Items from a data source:

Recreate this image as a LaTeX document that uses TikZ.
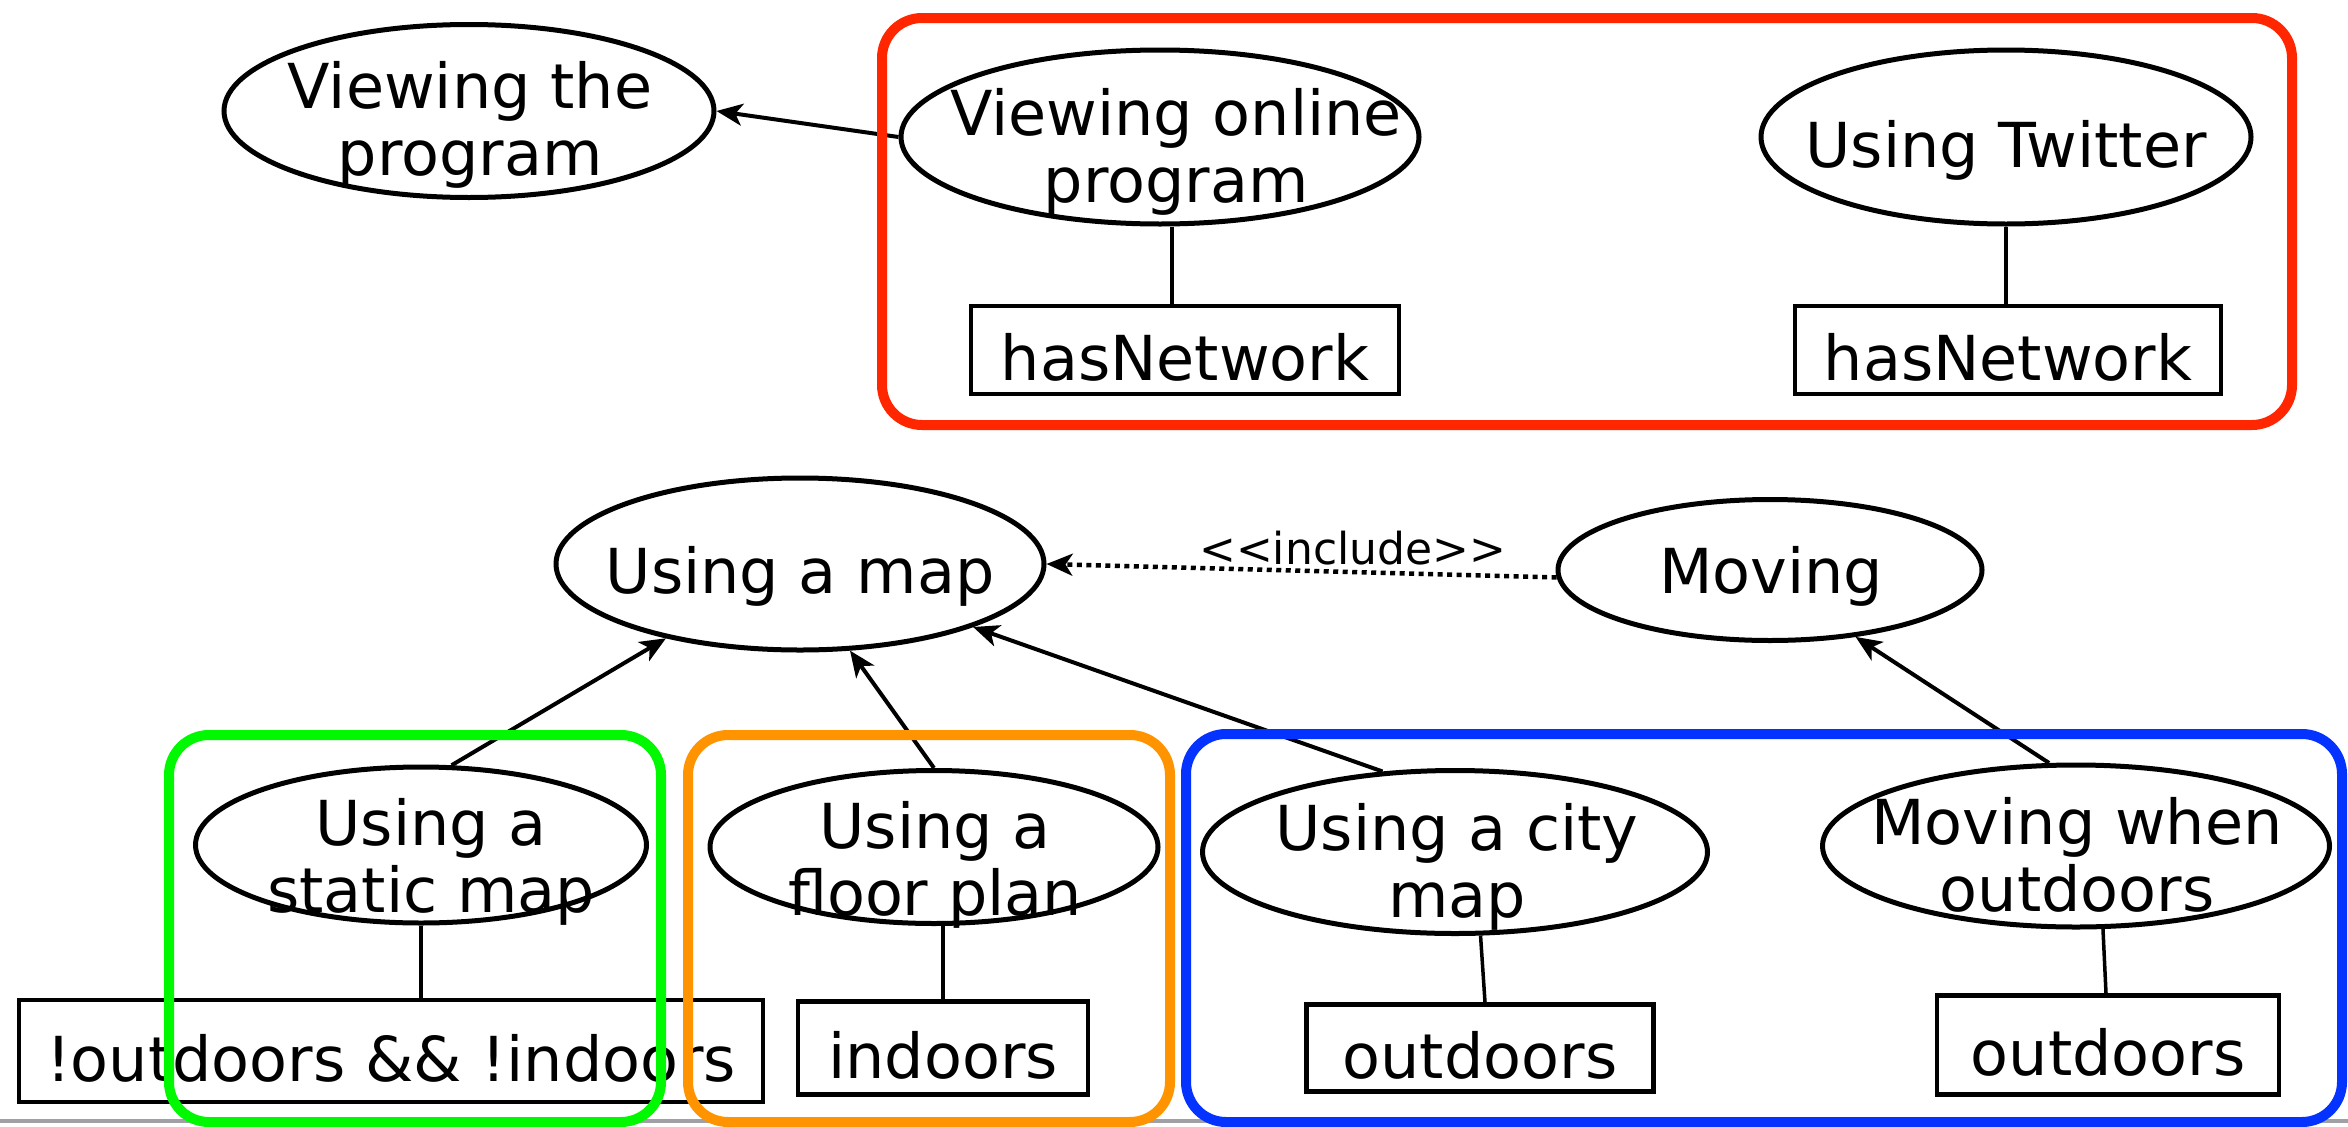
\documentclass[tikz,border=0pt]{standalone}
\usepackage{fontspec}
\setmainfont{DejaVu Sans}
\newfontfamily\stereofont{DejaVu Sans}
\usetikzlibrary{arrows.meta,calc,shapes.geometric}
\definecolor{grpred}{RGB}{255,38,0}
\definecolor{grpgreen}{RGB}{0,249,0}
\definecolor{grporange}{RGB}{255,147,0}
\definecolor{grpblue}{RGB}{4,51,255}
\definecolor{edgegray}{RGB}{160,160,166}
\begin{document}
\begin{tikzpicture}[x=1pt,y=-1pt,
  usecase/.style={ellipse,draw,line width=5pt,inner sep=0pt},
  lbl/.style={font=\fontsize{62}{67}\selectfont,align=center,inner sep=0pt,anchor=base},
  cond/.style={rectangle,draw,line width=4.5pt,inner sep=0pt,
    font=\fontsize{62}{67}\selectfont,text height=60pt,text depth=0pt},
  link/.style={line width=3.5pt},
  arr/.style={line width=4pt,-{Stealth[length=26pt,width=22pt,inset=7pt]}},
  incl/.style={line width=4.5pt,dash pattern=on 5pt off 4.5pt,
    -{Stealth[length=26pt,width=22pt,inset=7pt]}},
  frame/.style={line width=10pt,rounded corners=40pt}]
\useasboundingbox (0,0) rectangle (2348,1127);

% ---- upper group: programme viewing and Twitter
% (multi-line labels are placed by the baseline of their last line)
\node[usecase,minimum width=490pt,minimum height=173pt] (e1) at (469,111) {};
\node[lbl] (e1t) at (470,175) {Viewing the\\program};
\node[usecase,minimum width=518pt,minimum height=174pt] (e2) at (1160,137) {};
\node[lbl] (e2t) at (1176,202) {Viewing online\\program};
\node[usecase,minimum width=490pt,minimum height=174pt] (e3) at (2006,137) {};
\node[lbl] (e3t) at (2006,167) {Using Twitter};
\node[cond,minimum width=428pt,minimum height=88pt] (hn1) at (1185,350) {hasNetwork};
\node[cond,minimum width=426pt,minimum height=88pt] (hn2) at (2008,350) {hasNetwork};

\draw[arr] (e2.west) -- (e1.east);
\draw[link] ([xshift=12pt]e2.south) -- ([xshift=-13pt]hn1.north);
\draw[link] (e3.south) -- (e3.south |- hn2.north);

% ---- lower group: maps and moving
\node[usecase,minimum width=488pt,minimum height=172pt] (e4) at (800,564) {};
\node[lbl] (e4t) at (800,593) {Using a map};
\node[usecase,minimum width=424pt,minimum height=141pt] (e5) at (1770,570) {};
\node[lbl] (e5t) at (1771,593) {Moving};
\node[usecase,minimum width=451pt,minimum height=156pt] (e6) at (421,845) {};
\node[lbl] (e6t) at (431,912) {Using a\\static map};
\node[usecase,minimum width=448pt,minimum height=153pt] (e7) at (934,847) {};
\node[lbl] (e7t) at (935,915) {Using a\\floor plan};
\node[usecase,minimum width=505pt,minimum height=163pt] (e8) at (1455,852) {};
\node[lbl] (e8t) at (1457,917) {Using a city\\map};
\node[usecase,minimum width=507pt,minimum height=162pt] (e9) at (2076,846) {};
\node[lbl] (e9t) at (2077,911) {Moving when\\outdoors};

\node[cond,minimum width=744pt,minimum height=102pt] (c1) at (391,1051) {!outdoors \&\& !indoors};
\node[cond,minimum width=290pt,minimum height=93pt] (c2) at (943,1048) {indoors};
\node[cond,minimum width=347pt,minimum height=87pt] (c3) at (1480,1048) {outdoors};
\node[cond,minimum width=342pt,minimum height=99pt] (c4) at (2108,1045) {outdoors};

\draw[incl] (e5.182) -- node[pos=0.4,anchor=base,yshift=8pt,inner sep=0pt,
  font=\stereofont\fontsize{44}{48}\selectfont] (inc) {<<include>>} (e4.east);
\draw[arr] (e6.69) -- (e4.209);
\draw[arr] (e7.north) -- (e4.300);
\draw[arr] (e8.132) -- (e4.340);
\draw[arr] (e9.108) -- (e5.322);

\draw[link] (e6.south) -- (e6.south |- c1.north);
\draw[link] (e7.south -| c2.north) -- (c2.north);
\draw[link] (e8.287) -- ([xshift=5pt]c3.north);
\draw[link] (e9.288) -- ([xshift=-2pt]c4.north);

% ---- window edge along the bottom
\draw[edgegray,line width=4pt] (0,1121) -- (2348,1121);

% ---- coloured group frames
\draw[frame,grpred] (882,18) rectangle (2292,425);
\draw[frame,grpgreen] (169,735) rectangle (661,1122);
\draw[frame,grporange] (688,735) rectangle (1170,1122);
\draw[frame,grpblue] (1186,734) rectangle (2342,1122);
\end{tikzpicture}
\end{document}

---

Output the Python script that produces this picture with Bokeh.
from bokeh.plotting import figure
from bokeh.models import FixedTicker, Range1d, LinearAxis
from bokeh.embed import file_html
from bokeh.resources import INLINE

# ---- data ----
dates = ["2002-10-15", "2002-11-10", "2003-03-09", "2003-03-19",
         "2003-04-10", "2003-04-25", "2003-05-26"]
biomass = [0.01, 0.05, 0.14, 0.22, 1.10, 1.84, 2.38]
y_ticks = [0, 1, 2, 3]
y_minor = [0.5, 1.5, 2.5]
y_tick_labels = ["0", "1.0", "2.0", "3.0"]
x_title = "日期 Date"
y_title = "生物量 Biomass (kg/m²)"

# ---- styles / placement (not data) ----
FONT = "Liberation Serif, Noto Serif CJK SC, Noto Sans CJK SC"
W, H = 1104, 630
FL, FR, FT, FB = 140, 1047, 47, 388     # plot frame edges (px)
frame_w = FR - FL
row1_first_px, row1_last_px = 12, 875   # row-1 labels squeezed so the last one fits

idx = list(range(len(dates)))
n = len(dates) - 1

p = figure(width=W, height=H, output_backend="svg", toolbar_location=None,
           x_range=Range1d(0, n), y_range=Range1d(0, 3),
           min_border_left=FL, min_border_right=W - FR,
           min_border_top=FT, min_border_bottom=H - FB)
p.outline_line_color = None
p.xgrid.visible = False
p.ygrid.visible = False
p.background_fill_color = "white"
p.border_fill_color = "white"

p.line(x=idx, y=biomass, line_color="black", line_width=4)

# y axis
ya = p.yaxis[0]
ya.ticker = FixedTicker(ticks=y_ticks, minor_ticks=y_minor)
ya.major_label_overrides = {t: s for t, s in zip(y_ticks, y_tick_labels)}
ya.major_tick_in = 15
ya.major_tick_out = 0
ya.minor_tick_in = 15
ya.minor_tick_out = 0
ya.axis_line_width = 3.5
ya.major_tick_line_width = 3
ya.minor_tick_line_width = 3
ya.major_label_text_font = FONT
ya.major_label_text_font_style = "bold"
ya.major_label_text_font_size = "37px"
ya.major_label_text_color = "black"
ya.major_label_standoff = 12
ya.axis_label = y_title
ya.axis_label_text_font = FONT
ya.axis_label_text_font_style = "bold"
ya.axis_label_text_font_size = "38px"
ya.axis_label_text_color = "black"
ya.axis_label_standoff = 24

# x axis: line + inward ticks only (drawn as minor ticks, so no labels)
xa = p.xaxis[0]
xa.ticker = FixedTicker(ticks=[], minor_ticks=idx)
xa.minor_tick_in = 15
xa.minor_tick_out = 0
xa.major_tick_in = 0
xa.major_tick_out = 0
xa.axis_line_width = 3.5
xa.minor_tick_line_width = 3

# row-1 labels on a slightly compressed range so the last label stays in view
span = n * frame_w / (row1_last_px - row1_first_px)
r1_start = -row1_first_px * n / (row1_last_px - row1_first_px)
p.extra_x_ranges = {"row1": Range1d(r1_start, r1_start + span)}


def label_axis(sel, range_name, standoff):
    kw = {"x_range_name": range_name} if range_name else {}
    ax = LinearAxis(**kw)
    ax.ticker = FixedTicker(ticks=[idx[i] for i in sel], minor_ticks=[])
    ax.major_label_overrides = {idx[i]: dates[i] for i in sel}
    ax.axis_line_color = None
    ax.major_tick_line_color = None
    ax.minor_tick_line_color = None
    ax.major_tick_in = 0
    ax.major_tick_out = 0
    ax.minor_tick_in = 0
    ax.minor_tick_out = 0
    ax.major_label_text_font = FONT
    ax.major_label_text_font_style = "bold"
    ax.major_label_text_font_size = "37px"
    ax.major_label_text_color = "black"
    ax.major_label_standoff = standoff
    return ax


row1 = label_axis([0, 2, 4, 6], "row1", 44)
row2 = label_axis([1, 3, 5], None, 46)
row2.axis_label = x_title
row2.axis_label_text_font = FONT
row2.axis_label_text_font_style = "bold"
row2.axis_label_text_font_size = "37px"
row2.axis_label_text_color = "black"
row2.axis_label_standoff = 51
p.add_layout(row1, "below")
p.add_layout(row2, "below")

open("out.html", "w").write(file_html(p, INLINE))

Problem details: Give back the exact lines above, running from the one that has "Recreate this image" through the one that has "(e3.south |- hn2.north);", with nothing added and no pictures.

Written answer:
Recreate this image as a LaTeX document that uses TikZ.
\documentclass[tikz,border=0pt]{standalone}
\usepackage{fontspec}
\setmainfont{DejaVu Sans}
\newfontfamily\stereofont{DejaVu Sans}
\usetikzlibrary{arrows.meta,calc,shapes.geometric}
\definecolor{grpred}{RGB}{255,38,0}
\definecolor{grpgreen}{RGB}{0,249,0}
\definecolor{grporange}{RGB}{255,147,0}
\definecolor{grpblue}{RGB}{4,51,255}
\definecolor{edgegray}{RGB}{160,160,166}
\begin{document}
\begin{tikzpicture}[x=1pt,y=-1pt,
  usecase/.style={ellipse,draw,line width=5pt,inner sep=0pt},
  lbl/.style={font=\fontsize{62}{67}\selectfont,align=center,inner sep=0pt,anchor=base},
  cond/.style={rectangle,draw,line width=4.5pt,inner sep=0pt,
    font=\fontsize{62}{67}\selectfont,text height=60pt,text depth=0pt},
  link/.style={line width=3.5pt},
  arr/.style={line width=4pt,-{Stealth[length=26pt,width=22pt,inset=7pt]}},
  incl/.style={line width=4.5pt,dash pattern=on 5pt off 4.5pt,
    -{Stealth[length=26pt,width=22pt,inset=7pt]}},
  frame/.style={line width=10pt,rounded corners=40pt}]
\useasboundingbox (0,0) rectangle (2348,1127);

% ---- upper group: programme viewing and Twitter
% (multi-line labels are placed by the baseline of their last line)
\node[usecase,minimum width=490pt,minimum height=173pt] (e1) at (469,111) {};
\node[lbl] (e1t) at (470,175) {Viewing the\\program};
\node[usecase,minimum width=518pt,minimum height=174pt] (e2) at (1160,137) {};
\node[lbl] (e2t) at (1176,202) {Viewing online\\program};
\node[usecase,minimum width=490pt,minimum height=174pt] (e3) at (2006,137) {};
\node[lbl] (e3t) at (2006,167) {Using Twitter};
\node[cond,minimum width=428pt,minimum height=88pt] (hn1) at (1185,350) {hasNetwork};
\node[cond,minimum width=426pt,minimum height=88pt] (hn2) at (2008,350) {hasNetwork};

\draw[arr] (e2.west) -- (e1.east);
\draw[link] ([xshift=12pt]e2.south) -- ([xshift=-13pt]hn1.north);
\draw[link] (e3.south) -- (e3.south |- hn2.north);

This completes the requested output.